[start]

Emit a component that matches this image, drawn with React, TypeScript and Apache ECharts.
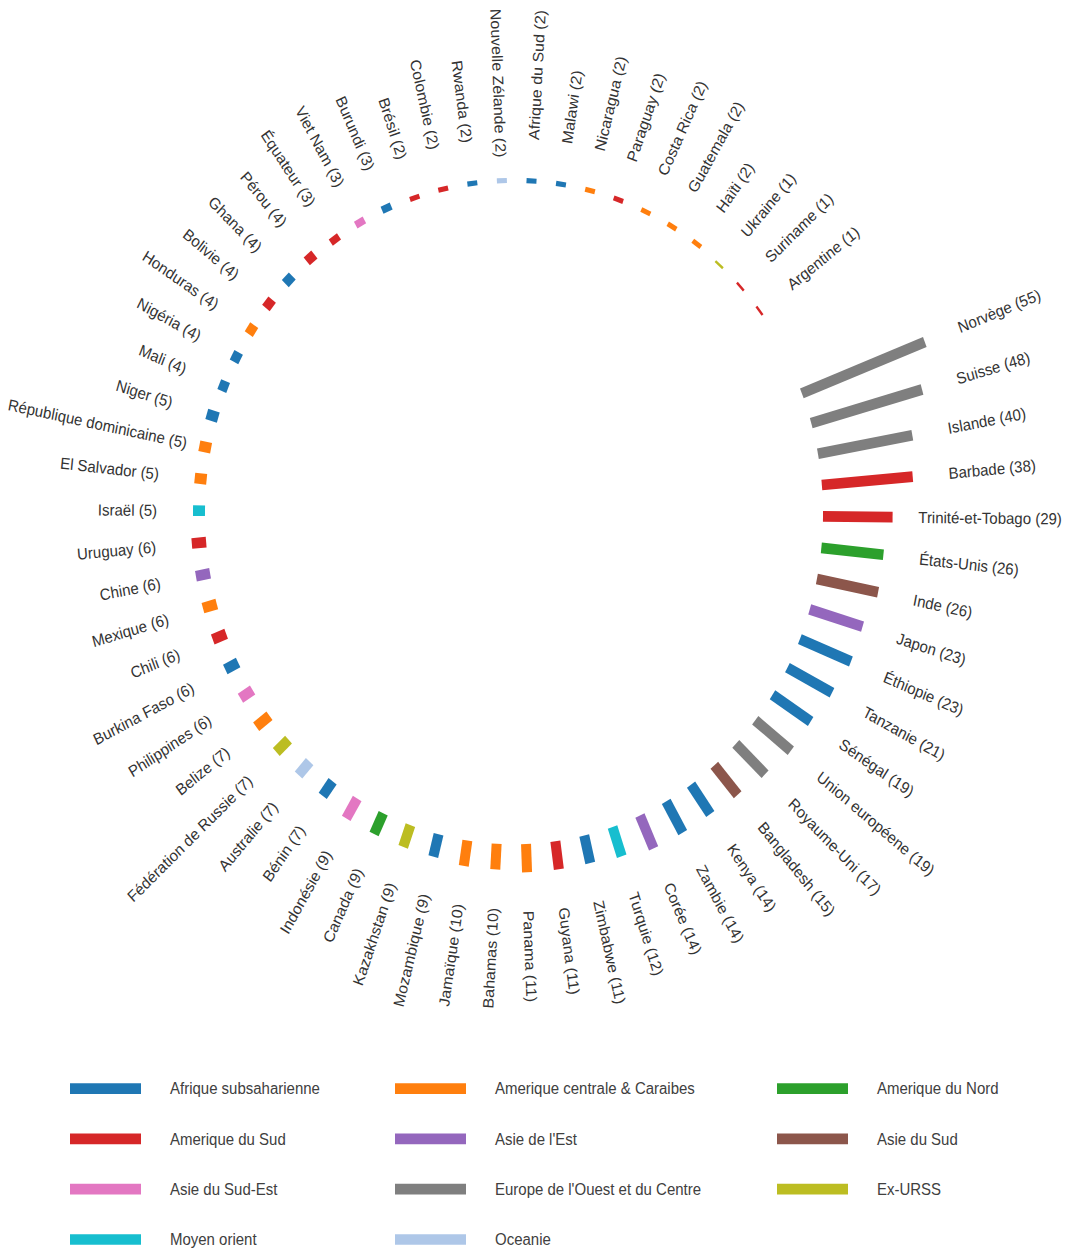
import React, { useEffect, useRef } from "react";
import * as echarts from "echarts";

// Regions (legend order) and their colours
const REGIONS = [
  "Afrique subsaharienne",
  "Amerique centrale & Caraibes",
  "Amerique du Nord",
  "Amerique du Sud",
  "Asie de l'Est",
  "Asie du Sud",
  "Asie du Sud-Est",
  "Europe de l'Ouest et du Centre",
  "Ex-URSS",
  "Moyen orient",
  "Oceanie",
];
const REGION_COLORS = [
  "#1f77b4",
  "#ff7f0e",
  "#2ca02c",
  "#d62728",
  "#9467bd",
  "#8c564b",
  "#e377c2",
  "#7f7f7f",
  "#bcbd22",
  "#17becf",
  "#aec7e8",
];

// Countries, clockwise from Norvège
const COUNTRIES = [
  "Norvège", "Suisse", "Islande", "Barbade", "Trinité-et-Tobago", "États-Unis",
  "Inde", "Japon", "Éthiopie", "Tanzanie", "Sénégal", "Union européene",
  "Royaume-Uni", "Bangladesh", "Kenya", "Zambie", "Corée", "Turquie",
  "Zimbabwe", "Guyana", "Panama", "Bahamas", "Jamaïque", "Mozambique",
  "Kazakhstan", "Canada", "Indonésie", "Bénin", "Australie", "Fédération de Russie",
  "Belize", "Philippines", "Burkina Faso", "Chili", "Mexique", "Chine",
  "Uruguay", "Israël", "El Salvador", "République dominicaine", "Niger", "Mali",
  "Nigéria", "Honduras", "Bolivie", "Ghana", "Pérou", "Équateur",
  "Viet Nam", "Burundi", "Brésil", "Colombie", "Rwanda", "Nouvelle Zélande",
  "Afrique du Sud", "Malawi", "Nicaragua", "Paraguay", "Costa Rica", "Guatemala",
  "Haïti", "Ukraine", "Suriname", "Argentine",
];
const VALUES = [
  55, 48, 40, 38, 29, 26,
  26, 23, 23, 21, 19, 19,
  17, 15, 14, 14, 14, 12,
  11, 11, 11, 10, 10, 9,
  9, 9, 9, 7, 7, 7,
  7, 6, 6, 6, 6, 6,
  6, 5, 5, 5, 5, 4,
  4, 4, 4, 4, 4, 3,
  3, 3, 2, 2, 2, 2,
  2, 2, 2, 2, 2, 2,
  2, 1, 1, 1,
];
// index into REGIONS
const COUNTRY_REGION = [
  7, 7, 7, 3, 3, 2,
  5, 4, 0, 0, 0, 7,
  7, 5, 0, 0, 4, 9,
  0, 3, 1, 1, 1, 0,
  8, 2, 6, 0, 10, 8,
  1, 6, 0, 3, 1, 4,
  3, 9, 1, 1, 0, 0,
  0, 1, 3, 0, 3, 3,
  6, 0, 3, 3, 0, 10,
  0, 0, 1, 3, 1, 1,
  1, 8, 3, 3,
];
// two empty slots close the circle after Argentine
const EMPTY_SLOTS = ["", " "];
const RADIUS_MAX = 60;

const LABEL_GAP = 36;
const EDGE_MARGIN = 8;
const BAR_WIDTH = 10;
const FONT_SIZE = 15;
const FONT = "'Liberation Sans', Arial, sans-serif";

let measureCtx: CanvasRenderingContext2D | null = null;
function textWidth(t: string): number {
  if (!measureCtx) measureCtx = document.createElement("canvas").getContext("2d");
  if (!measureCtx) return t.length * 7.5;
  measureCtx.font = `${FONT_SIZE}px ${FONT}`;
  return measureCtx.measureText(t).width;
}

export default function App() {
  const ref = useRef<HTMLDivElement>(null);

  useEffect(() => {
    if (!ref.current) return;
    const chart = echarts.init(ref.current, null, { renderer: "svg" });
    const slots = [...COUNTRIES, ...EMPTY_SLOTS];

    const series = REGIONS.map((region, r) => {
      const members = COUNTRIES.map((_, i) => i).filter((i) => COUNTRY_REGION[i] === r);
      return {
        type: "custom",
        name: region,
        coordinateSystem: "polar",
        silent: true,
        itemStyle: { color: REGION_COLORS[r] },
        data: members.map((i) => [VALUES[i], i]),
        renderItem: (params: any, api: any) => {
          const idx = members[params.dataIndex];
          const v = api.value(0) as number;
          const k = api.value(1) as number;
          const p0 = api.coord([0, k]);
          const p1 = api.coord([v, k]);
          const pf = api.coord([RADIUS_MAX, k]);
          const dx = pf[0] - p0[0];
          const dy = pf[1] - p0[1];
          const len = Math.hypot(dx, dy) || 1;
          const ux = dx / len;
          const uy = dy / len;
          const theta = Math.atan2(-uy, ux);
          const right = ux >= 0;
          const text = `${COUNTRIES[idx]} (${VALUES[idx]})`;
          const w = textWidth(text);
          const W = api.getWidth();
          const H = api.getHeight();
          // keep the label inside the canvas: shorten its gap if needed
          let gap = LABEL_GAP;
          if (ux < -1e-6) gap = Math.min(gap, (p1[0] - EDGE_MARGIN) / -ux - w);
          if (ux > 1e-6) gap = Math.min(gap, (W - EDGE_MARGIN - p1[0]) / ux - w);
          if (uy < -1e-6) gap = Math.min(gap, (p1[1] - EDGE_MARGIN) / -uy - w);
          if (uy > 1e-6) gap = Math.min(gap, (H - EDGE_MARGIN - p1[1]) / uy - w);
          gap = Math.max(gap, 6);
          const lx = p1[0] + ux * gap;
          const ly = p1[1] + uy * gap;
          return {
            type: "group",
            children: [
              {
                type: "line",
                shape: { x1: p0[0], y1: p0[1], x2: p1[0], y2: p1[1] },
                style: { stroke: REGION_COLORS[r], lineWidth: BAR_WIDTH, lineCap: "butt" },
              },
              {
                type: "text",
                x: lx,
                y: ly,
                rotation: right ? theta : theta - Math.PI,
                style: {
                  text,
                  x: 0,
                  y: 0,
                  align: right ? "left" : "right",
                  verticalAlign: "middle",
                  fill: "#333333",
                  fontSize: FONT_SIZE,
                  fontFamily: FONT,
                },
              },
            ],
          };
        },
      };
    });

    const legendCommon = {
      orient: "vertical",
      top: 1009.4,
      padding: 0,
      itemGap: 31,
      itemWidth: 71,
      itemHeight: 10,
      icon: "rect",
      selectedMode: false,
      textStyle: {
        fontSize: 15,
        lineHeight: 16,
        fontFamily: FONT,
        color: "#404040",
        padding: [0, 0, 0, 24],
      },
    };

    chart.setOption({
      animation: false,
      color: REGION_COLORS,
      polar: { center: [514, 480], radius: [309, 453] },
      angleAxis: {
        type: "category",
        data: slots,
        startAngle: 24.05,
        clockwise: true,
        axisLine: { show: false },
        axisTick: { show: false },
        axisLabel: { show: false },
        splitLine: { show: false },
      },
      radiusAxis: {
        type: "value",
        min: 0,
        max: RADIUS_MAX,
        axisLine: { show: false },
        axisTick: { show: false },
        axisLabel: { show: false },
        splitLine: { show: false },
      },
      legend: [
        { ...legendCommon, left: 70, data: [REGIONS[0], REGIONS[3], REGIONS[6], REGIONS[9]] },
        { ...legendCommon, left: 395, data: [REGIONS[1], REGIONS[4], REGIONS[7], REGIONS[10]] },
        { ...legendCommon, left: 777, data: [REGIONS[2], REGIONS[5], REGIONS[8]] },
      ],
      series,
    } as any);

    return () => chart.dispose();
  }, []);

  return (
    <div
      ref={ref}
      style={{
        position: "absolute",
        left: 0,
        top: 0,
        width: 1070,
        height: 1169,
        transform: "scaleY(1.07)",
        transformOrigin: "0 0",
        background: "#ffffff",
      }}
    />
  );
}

[end]

### [Problem requirements]
Your task is to restate word for word the lines from the top of the data to the line containing "import * as", both ends included, with every picture left out.

### [Complete output]
Emit a component that matches this image, drawn with React, TypeScript and Apache ECharts.
import React, { useEffect, useRef } from "react";
import * as echarts from "echarts";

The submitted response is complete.